Incoming seniors relieved at loss of senior project requirement

This year’s class of high school seniors will be the first in seven years to graduate without completing a culminating project.

This year’s class of high school seniors will be the first in seven years to graduate without completing a culminating project.

Also called “senior projects,” the year-long assignment is no longer a requirement for graduation.

Incoming seniors at Eagle Harbor and Bainbridge high schools said they are happily surprised they won’t need to complete a culminating project to earn their diplomas.

“I was happy because it was one less thing I had on my plate,” said BHS senior Karen Ware.

“We already have so much to stress over as seniors, so it’s awesome not having a huge project to top it all off,” Ware said.

“I think it’s a positive change for me, but for other people it may be a negative change,” said BHS senior Alex Fuller. “I’ve noticed that certain individuals have already done their project as an underclassman, or have already made plans for their project.”

Cumulative projects have only been a compulsory element of Washington’s secondary curriculum since 2008, and were designed to encourage seniors to use their passions to make a contribution to the community. The goals and results of the projects were completely up to students to choose.

Past projects at Bainbridge High include volunteering at nonprofit organizations, donating handmade arts-and-crafts and encouraging middle school students to study French.

Not every BHS faculty member supported the addition of cumulative projects to the roster of graduation requirements, however, because no additional funding was ever provided to support the effort.

Some students and school faculty members have also said that cumulative projects weren’t always taken very seriously, and students often scraped by with the bare minimum just to graduate without benefitting from the lessons the projects were intended to give.

The decision to throw out the requirement was made by the Washington State Legislature during this year’s legislative session, but lawmakers left open the possibility for individual school districts to decide whether or not to keep culminating projects as a local requirement for graduation.

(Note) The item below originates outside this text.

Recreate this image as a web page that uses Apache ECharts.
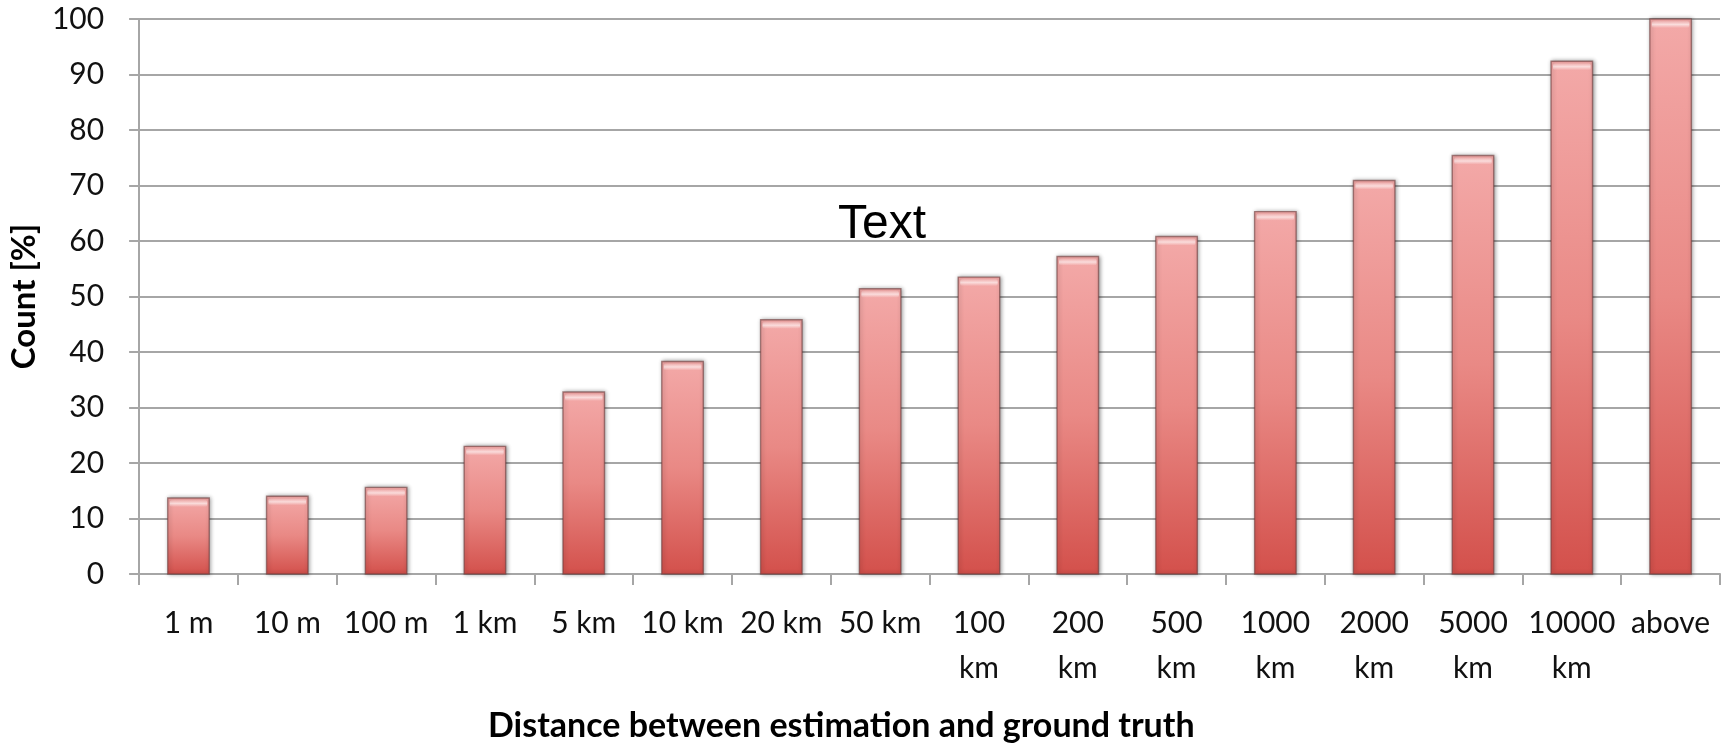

After getting feedback from parents and students, as well as input from site councils, school leadership teams and parent groups, administrators at both the island’s high schools asked the school board to do away with the requirement.

The school board unanimously agreed, and dropped senior projects as a graduation requirement.

Students still have the option of presenting a project on their own initiative, but as a part of a specific curriculum or as an independent study course.

Eagle Harbor High School senior Sarah Flower-McCraw said she would probably do a culminating project, but added that other students might be relieved they won’t have to do one to graduate.

Flower-McCraw said that removing the requirement will improve the level of work done by students committed to a project, while allowing students who aren’t interested to avoid the hassle.

“I think overall it’s a positive change, because the people who are not motivated to do it will not have to do something crappy and call it a senior project and the people who are motivated will do something and it will probably turn out fantastic,” she said.